When my husband and I hike the woods surrounding our cabin near Bemidji, he strides confidently ahead through brush while I perform all sorts of contortions to avoid branches and fern fronds, and stop every few minutes to check for ticks. Having spent summers at the cabin his whole life, he refuses to acknowledge danger lurking in the forest. His optimism comes at a price. He’s been felled by tick-borne illnesses—including the two most common in Minnesota, Lyme disease and human anaplasmosis—several times and endured days of misery before recovering.
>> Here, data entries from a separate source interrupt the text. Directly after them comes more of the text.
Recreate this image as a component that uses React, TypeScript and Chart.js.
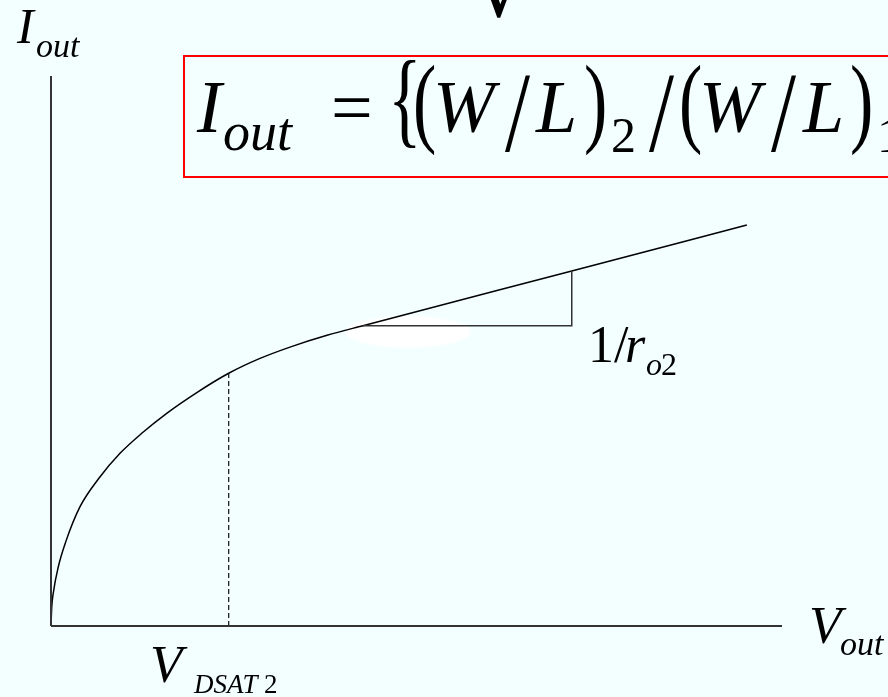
import { useEffect, useRef } from "react";
import { Chart, registerables } from "chart.js";

Chart.register(...registerables);

// Output characteristic of the current mirror: V_out samples and I_out values
const vout = [0, 0.01, 0.03, 0.1, 0.2, 0.397, 0.65, 0.944, 1.25, 1.583, 2.0, 2.431, 2.859, 3.289, 3.776, 4.267, 7.124, 9.519];
const iout = [0, 0.341, 0.59, 1.078, 1.525, 2.169, 2.677, 3.14, 3.513, 3.867, 4.249, 4.595, 4.865, 5.08, 5.285, 5.46, 6.455, 7.291];

// sample where saturation starts (V_DSAT2) and the run/rise used for the 1/r_o2 slope
const vdsatIndex = 11;
const slopeFrom = 15;
const slopeTo = 16;

// axis extents
const xRange = [0, 10];
const yRange = [0, 10];

const BG = "#f3ffff";
const SERIF = "'Liberation Serif', 'Times New Roman', serif";

type Glyph = { t: string; x: number; y: number; size: number; italic?: boolean; sy?: number; font?: string };

// equation in the red frame (brackets and slashes are stretched vertically)
const equation: Glyph[] = [
  { t: "I", x: 197, y: 132, size: 74, italic: true },
  { t: "out", x: 223, y: 150, size: 54, italic: true },
  { t: "=", x: 331, y: 132, size: 74 },
  { t: "{", x: 388, y: 134, size: 70, sy: 1.5 },
  { t: "(", x: 413, y: 134, size: 70, sy: 1.42 },
  { t: "W", x: 433, y: 132, size: 74, italic: true },
  { t: "/", x: 505, y: 151, size: 90, sy: 1.28 },
  { t: "L", x: 536, y: 132, size: 74, italic: true },
  { t: ")", x: 584, y: 134, size: 70, sy: 1.42 },
  { t: "2", x: 611, y: 152, size: 50 },
  { t: "/", x: 649, y: 151, size: 90, sy: 1.28 },
  { t: "(", x: 679, y: 134, size: 70, sy: 1.42 },
  { t: "W", x: 699, y: 132, size: 74, italic: true },
  { t: "/", x: 771, y: 151, size: 90, sy: 1.28 },
  { t: "L", x: 803, y: 132, size: 74, italic: true },
  { t: ")", x: 850, y: 134, size: 70, sy: 1.42 },
  { t: "1", x: 877, y: 152, size: 50 },
];

// axis and annotation labels
const labels: Glyph[] = [
  { t: "I", x: 17, y: 43, size: 50, italic: true },
  { t: "out", x: 36, y: 57, size: 34, italic: true },
  { t: "V", x: 809, y: 643, size: 53, italic: true },
  { t: "out", x: 840, y: 655, size: 34, italic: true },
  { t: "V", x: 150, y: 682, size: 53, italic: true },
  { t: "DSAT", x: 194, y: 693, size: 27, italic: true },
  { t: "2", x: 264, y: 693, size: 27 },
  { t: "1/", x: 588, y: 362, size: 52 },
  { t: "r", x: 625, y: 362, size: 52, italic: true },
  { t: "o", x: 646, y: 375, size: 32, italic: true },
  { t: "2", x: 661, y: 375, size: 32 },
  { t: "\u221A", x: 474, y: 16, size: 90, font: "'DejaVu Serif', serif" },
];

function drawGlyphs(ctx: CanvasRenderingContext2D, glyphs: Glyph[]) {
  ctx.fillStyle = "#000";
  ctx.textAlign = "left";
  ctx.textBaseline = "alphabetic";
  for (const g of glyphs) {
    ctx.save();
    ctx.font = `${g.italic ? "italic " : ""}${g.size}px ${g.font ?? SERIF}`;
    ctx.translate(g.x, g.y);
    ctx.scale(1, g.sy ?? 1);
    ctx.fillText(g.t, 0, 0);
    ctx.restore();
  }
}

const pt = (i: number) => ({ x: vout[i], y: iout[i] });

export default function App() {
  const ref = useRef<HTMLCanvasElement | null>(null);

  useEffect(() => {
    document.body.style.margin = "0";
    document.body.style.background = BG;
    const canvas = ref.current;
    if (!canvas) return;

    const curve = vout.map((v, i) => ({ x: v, y: iout[i] }));
    const dsat = pt(vdsatIndex);
    const a = pt(slopeFrom);
    const b = pt(slopeTo);

    const decorations = {
      id: "decorations",
      beforeDatasetsDraw(chart: Chart) {
        const { ctx } = chart;
        // white highlight just under the start of the slope triangle
        const cx = chart.scales.x.getPixelForValue(a.x) + 45;
        const cy = chart.scales.y.getPixelForValue(a.y) + 6;
        ctx.save();
        ctx.fillStyle = "#ffffff";
        ctx.filter = "blur(1px)";
        ctx.beginPath();
        ctx.ellipse(cx, cy, 63, 16, 0, 0, Math.PI * 2);
        ctx.fill();
        ctx.restore();
      },
      afterDraw(chart: Chart) {
        const { ctx } = chart;
        ctx.save();
        ctx.strokeStyle = "#ff0000";
        ctx.lineWidth = 2;
        ctx.strokeRect(184, 56, 760, 121);
        drawGlyphs(ctx, equation);
        drawGlyphs(ctx, labels);
        ctx.restore();
      },
    };

    const chart = new Chart(canvas, {
      type: "scatter",
      data: {
        datasets: [
          {
            label: "I axis",
            data: [{ x: xRange[0], y: yRange[0] }, { x: xRange[0], y: yRange[1] }],
            showLine: true,
            borderColor: "#333",
            borderWidth: 2,
            pointRadius: 0,
            clip: false,
          },
          {
            label: "V axis",
            data: [{ x: xRange[0], y: yRange[0] }, { x: xRange[1], y: yRange[0] }],
            showLine: true,
            borderColor: "#333",
            borderWidth: 2,
            pointRadius: 0,
            clip: false,
          },
          {
            label: "V_DSAT2",
            data: [{ x: dsat.x, y: yRange[0] }, dsat],
            showLine: true,
            borderColor: "#111",
            borderWidth: 1.2,
            borderDash: [5, 3],
            pointRadius: 0,
            clip: false,
          },
          {
            label: "1/r_o2",
            data: [a, { x: b.x, y: a.y }, b],
            showLine: true,
            borderColor: "#333",
            borderWidth: 1.5,
            pointRadius: 0,
            clip: false,
          },
          {
            label: "I_out",
            data: curve,
            showLine: true,
            borderColor: "#000",
            borderWidth: 1.5,
            pointRadius: 0,
            tension: 0.4,
            cubicInterpolationMode: "monotone",
            clip: false,
          },
        ],
      },
      options: {
        animation: false,
        responsive: false,
        maintainAspectRatio: false,
        layout: { padding: { left: 51, right: 106, top: 76, bottom: 71 } },
        plugins: { legend: { display: false }, tooltip: { enabled: false } },
        scales: {
          x: { type: "linear", min: xRange[0], max: xRange[1], display: false },
          y: { type: "linear", min: yRange[0], max: yRange[1], display: false },
        },
      },
      plugins: [decorations],
    });
    return () => chart.destroy();
  }, []);

  return (
    <div style={{ position: "fixed", left: 0, top: 0, width: 888, height: 697, background: BG }}>
      <canvas ref={ref} width={888} height={697} style={{ display: "block" }} />
    </div>
  );
}
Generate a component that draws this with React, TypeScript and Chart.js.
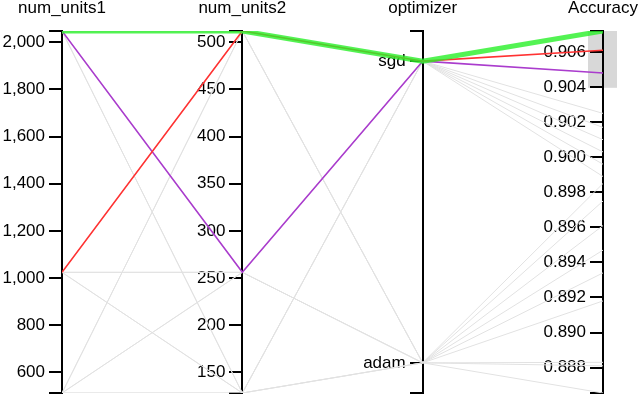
import React, { useEffect, useRef } from 'react';
import { Chart, registerables, LinearScale } from 'chart.js';

Chart.register(...registerables);

// Linear axis placed at an x-position, with its labels set left of the tick marks
class ParallelAxis extends LinearScale {
  _computeLabelItems(chartArea: any) {
    const items = (LinearScale.prototype as any)._computeLabelItems.call(this, chartArea);
    const opts: any = (this as any).options;
    const shift = opts.grid.tickLength + opts.ticks.padding;
    return items.map((it: any) => ({
      ...it,
      options: { ...it.options, translation: [it.options.translation[0] - shift, it.options.translation[1]] },
    }));
  }
}
(ParallelAxis as any).id = 'parallelAxis';
(ParallelAxis as any).defaults = (LinearScale as any).defaults;
Chart.register(ParallelAxis as any);

// ---- data ----
const dimensionNames = ['num_units1', 'num_units2', 'optimizer', 'Accuracy'];

const runUnits1 = [2048, 1024, 1024, 512, 512, 512, 2048, 2048, 2048, 1024, 1024, 1024, 512, 512, 512, 2048, 1024, 2048];
const runUnits2 = [128, 256, 128, 512, 256, 128, 512, 256, 128, 512, 256, 128, 512, 256, 128, 256, 512, 512];
const runOptimizer = ['sgd', 'sgd', 'sgd', 'sgd', 'sgd', 'sgd', 'adam', 'adam', 'adam', 'adam', 'adam', 'adam', 'adam', 'adam', 'adam', 'sgd', 'sgd', 'sgd'];
const runAccuracy = [0.9025, 0.9017, 0.901, 0.9003, 0.8996, 0.8989, 0.8985, 0.8975, 0.8961, 0.8947, 0.8934, 0.8918, 0.8883, 0.8881, 0.88655, 0.9048, 0.9061, 0.9072];

const optimizerCategories = ['adam', 'sgd'];
const units1Ticks = [600, 800, 1000, 1200, 1400, 1600, 1800, 2000];
const units2Ticks = [150, 200, 250, 300, 350, 400, 450, 500];
const accuracyTicks = [0.888, 0.89, 0.892, 0.894, 0.896, 0.898, 0.9, 0.902, 0.904, 0.906];
const brushRange = [0.90396, 0.9072];

// ---- styles ----
const FONT = { family: "'Liberation Sans', Arial, sans-serif", size: 17 };
const highlightStyles = [
  { color: 'rgb(170, 60, 205)', width: 1.6 },
  { color: 'rgb(255, 50, 50)', width: 1.6 },
  { color: 'rgba(40, 240, 40, 0.8)', width: 5 },
];
const grayStyle = { color: 'rgb(226, 226, 226)', width: 1 };
const OPT_PAD = 0.1;

const norm = (v: number, min: number, max: number) => (v - min) / (max - min);

export default function App() {
  const ref = useRef<HTMLCanvasElement>(null);

  useEffect(() => {
    const canvas = ref.current;
    if (!canvas) return;

    const u1Min = Math.min(...runUnits1), u1Max = Math.max(...runUnits1);
    const u2Min = Math.min(...runUnits2), u2Max = Math.max(...runUnits2);
    const optMin = -OPT_PAD, optMax = optimizerCategories.length - 1 + OPT_PAD;
    const accMin = Math.min(...runAccuracy), accMax = Math.max(...runAccuracy);

    const highlighted = runAccuracy
      .map((a, i) => i)
      .filter((i) => runAccuracy[i] >= brushRange[0] && runAccuracy[i] <= brushRange[1])
      .sort((a, b) => runAccuracy[a] - runAccuracy[b]);

    const datasets = runAccuracy.map((acc, i) => {
      const rank = highlighted.indexOf(i);
      const style = rank >= 0 ? highlightStyles[Math.min(rank, highlightStyles.length - 1)] : grayStyle;
      return {
        label: 'run' + i,
        data: [
          { x: 0, y: norm(runUnits1[i], u1Min, u1Max) },
          { x: 1, y: norm(runUnits2[i], u2Min, u2Max) },
          { x: 2, y: norm(optimizerCategories.indexOf(runOptimizer[i]), optMin, optMax) },
          { x: 3, y: norm(acc, accMin, accMax) },
        ],
        xAxisID: 'x',
        yAxisID: 'yn',
        borderColor: style.color,
        borderWidth: style.width,
        borderJoinStyle: 'round' as const,
        pointRadius: 0,
        tension: 0,
        fill: false,
        order: rank >= 0 ? 10 - rank : 100,
      };
    });

    const zeroPad = (s: any) => {
      s.paddingTop = 0;
      s.paddingBottom = 0;
    };
    const axisCommon = (xPos: number) => ({
      type: 'parallelAxis',
      axis: 'y' as const,
      position: { x: xPos },
      afterFit: zeroPad,
      grid: { drawOnChartArea: false, drawTicks: true, tickLength: 12, color: '#000', lineWidth: 2 },
      border: { display: true, color: '#000', width: 2 },
    });
    const tickOpts = (cb: (v: number) => string) => ({
      font: FONT,
      color: '#000',
      padding: 5,
      autoSkip: false,
      callback: (v: any) => cb(Number(v)),
    });

    const brushPlugin = {
      id: 'brush',
      beforeDraw(chart: any) {
        const sy = chart.scales.acc;
        const sx = chart.scales.x;
        const x = sx.getPixelForValue(3);
        const top = sy.getPixelForValue(brushRange[1]);
        const bottom = sy.getPixelForValue(brushRange[0]);
        const ctx = chart.ctx;
        ctx.save();
        ctx.fillStyle = 'rgb(216, 216, 216)';
        ctx.fillRect(x - 15, top, 29, bottom - top);
        ctx.restore();
      },
    };

    const chart = new Chart(canvas, {
      type: 'line',
      data: { datasets: datasets as any },
      options: {
        animation: false,
        responsive: false,
        maintainAspectRatio: false,
        layout: { padding: { left: 62, right: 37, top: 0, bottom: 1 } },
        plugins: { legend: { display: false }, tooltip: { enabled: false } },
        scales: {
          x: {
            type: 'linear',
            position: 'top',
            min: 0,
            max: 3,
            afterBuildTicks: (s: any) => {
              s.ticks = dimensionNames.map((_, i) => ({ value: i }));
            },
            afterFit: (s: any) => {
              s.height = 31;
              s.paddingLeft = 0;
              s.paddingRight = 0;
            },
            ticks: {
              font: FONT,
              color: '#000',
              padding: 12,
              autoSkip: false,
              maxRotation: 0,
              minRotation: 0,
              callback: (v: any) => dimensionNames[Number(v)] ?? '',
            },
            grid: { display: false, drawTicks: false },
            border: { display: false },
          },
          yn: { type: 'linear', min: 0, max: 1, display: false },
          u1: {
            ...axisCommon(0),
            min: u1Min,
            max: u1Max,
            afterBuildTicks: (s: any) => {
              s.ticks = [u1Min, ...units1Ticks, u1Max].map((value) => ({ value }));
            },
            ticks: tickOpts((v) => (v === u1Min || v === u1Max ? '' : v.toLocaleString('en-US'))),
          },
          u2: {
            ...axisCommon(1),
            min: u2Min,
            max: u2Max,
            afterBuildTicks: (s: any) => {
              s.ticks = [u2Min, ...units2Ticks, u2Max].map((value) => ({ value }));
            },
            ticks: tickOpts((v) => (v === u2Min || v === u2Max ? '' : String(v))),
          },
          opt: {
            ...axisCommon(2),
            min: optMin,
            max: optMax,
            afterBuildTicks: (s: any) => {
              s.ticks = [optMin, ...optimizerCategories.map((_, i) => i), optMax].map((value) => ({ value }));
            },
            ticks: tickOpts((v) => (Number.isInteger(v) ? optimizerCategories[v] ?? '' : '')),
          },
          acc: {
            ...axisCommon(3),
            min: accMin,
            max: accMax,
            afterBuildTicks: (s: any) => {
              s.ticks = [accMin, ...accuracyTicks, accMax].map((value) => ({ value }));
            },
            ticks: tickOpts((v) => (v === accMin || v === accMax ? '' : v.toFixed(3))),
          },
        } as any,
      },
      plugins: [brushPlugin],
    });

    return () => chart.destroy();
  }, []);

  return (
    <div style={{ position: 'fixed', left: 0, top: 0, width: 640, height: 394, background: '#fff' }}>
      <canvas ref={ref} width={640} height={394} style={{ display: 'block' }} />
    </div>
  );
}
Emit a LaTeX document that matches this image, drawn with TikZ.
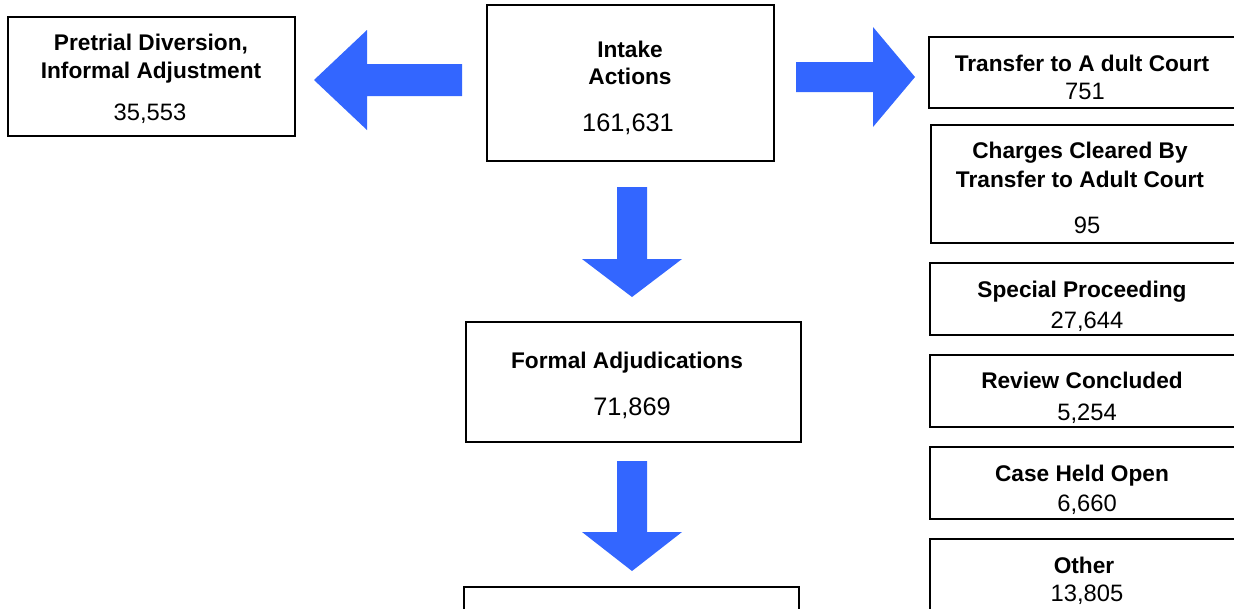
\documentclass[tikz,border=0pt]{standalone}
\usepackage{fontspec}
\setmainfont{Liberation Sans}
\usetikzlibrary{fit}
\definecolor{arrowblue}{RGB}{51,102,255}
\tikzset{
  box/.style={draw=black, line width=1.5pt, inner sep=0pt, fill=white},
  lbl/.style={anchor=base, inner sep=0pt, font=\fontsize{17pt}{20pt}\selectfont\bfseries},
  num/.style={anchor=base, inner sep=0pt, font=\fontsize{17.8pt}{21pt}\selectfont},
  bignum/.style={anchor=base, inner sep=0pt, font=\fontsize{19pt}{22pt}\selectfont},
  blockarrow/.style={fill=arrowblue, draw=none}
}
\begin{document}
\begin{tikzpicture}[x=0.75pt,y=-0.75pt]
\useasboundingbox (0,0) rectangle (1234,608);
\clip (0,0) rectangle (1234,608);

% boxes
\node[box, fit={(8,17) (295,136)}] (pretrial) {};
\node[box, fit={(487,5) (774,161)}] (intake) {};
\node[box, fit={(466,322) (801,442)}] (formal) {};
\node[box, fit={(464,587) (799,640)}] (final) {};
\node[box, fit={(929,37) (1245,108)}] (transfer) {};
\node[box, fit={(931,125) (1245,243)}] (charges) {};
\node[box, fit={(930,263) (1245,335)}] (special) {};
\node[box, fit={(930,355) (1245,427)}] (review) {};
\node[box, fit={(930,447) (1245,519)}] (caseheld) {};
\node[box, fit={(930,539) (1245,640)}] (other) {};

% texts
\node[lbl] (pretrialA) at (151,50) {Pretrial Diversion,};
\node[lbl] (pretrialB) at (151,78) {Informal Adjustment};
\node[num] (pretrialN) at (150,120.5) {35,553};

\node[lbl] (intakeA) at (630,57.6) {Intake};
\node[lbl] (intakeB) at (630,84.6) {Actions};
\node[bignum] (intakeN) at (628,131.5) {161,631};

\node[lbl] (formalA) at (627,368.6) {Formal Adjudications};
\node[bignum] (formalN) at (632,415.2) {71,869};

\node[lbl] (transferA) at (1082,71.4) {Transfer to A dult Court};
\node[num] (transferN) at (1085,99.8) {751};

\node[lbl] (chargesA) at (1080,158.1) {Charges Cleared By};
\node[lbl] (chargesB) at (1080,187.8) {Transfer to Adult Court};
\node[num] (chargesN) at (1087,233) {95};

\node[lbl] (specialA) at (1082,297.6) {Special Proceeding};
\node[num] (specialN) at (1087,328.5) {27,644};

\node[lbl] (reviewA) at (1082,388.9) {Review Concluded};
\node[num] (reviewN) at (1087,420.3) {5,254};

\node[lbl] (caseheldA) at (1082,481.4) {Case Held Open};
\node[num] (caseheldN) at (1087,511.5) {6,660};

\node[lbl] (otherA) at (1084,573.9) {Other};
\node[num] (otherN) at (1087,601.7) {13,805};

% block arrows
\fill[blockarrow] (462,64) -- (367,64) -- (367,30) -- (314,80) -- (367,130) -- (367,96) -- (462,96) -- cycle;
\fill[blockarrow] (796,62) -- (873,62) -- (873,27) -- (915,77) -- (873,127) -- (873,92) -- (796,92) -- cycle;
\fill[blockarrow] (617,187) -- (647,187) -- (647,259) -- (682,259) -- (632,297) -- (582,259) -- (617,259) -- cycle;
\fill[blockarrow] (617,461) -- (647,461) -- (647,532) -- (682,532) -- (632,571) -- (582,532) -- (617,532) -- cycle;
\end{tikzpicture}
\end{document}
The arachnids I scout for are deer ticks, otherwise known as blacklegged ticks, which are the size of poppy seeds, have no eyes, and attach themselves via nasty barbed drinking spikes (the more-familiar wood tick is several times larger). These minuscule vampires are a growing menace in Minnesota and spread illnesses that often bring the sort of high fever, chills, and headache associated with a bad flu and typically send the afflicted crawling to the doctor for antibiotics. Symptoms have the potential to become quite severe, especially if left untreated. One rare virus can cause brain swelling, seizures, and death.
Last summer, the Centers for Disease Control and Prevention acknowledged it had been dramatically undercounting Lyme cases in the United States and increased its estimate tenfold, to 300,000 annual infections. Minnesota, one of the more heavily affected states outside of New England, officially counts between 1,000 and 1,300 Lyme cases yearly and hundreds more of anaplasmosis. Those numbers represent dramatic increases from a decade ago, yet the real totals are likely much higher.
Rising infection rates concern Dave Neitzel, an epidemiologist and blacklegged-tick expert at the Minnesota
Department of Health. But he’s also alarmed by the new illnesses these ticks carry—and the fact that they are invading new territories. A map of infections reveals a bright swath running directly through Minnesota’s cabin country. “Most troubling to us is we continue to see tick-borne illnesses happening in other parts of the state where we hadn’t seen them before, like in the north and northwest,” he says.
That could be due to rising northern temperatures related to climate change, as well as thriving herds of white-tailed deer, which blacklegged ticks feed on and travel aboard. Generally, ticks pick up diseases from white-footed mice; as adults, in order to reproduce, they attach to large mammals. As someone who has watched her husband curled up on the floor of an urgent-care clinic because he was too sick to sit in a chair—when I see a deer in the woods these days, I don’t think Bambi.
The CDC suggests that tick-borne illnesses should be dealt with more aggressively. But that’s hard to do, given the enemy’s diminutive size and the enormity of its habitat. Mass applications of pesticides are problematic and expensive, and can harm beneficial insects such as bees. And the lone vaccine for humans against Lyme was pulled from the market a decade ago due to weak demand and questionable efficacy.
Hikers have a single course of action, which is to avoid being feasted upon in the first place. The blacklegged tick is most active from May to early July and again from mid-September through November. They desiccate easily—yes, much like vampires—and tend to favor brushy areas. Neitzel recommends using a spray containing the long-lasting pesticide permethrin to thoroughly mist a pair of light-colored pants (not bare skin), preferably tucked unfashionably into white socks; or, DEET can be applied to skin.
In the course of his job, Neitzel picks up hundreds of ticks each summer. “I check my pants every few yards to see if anything is walking up,” he says. He hikes in the same enjoyment-killing way I do. And, like me, he has yet to be infected.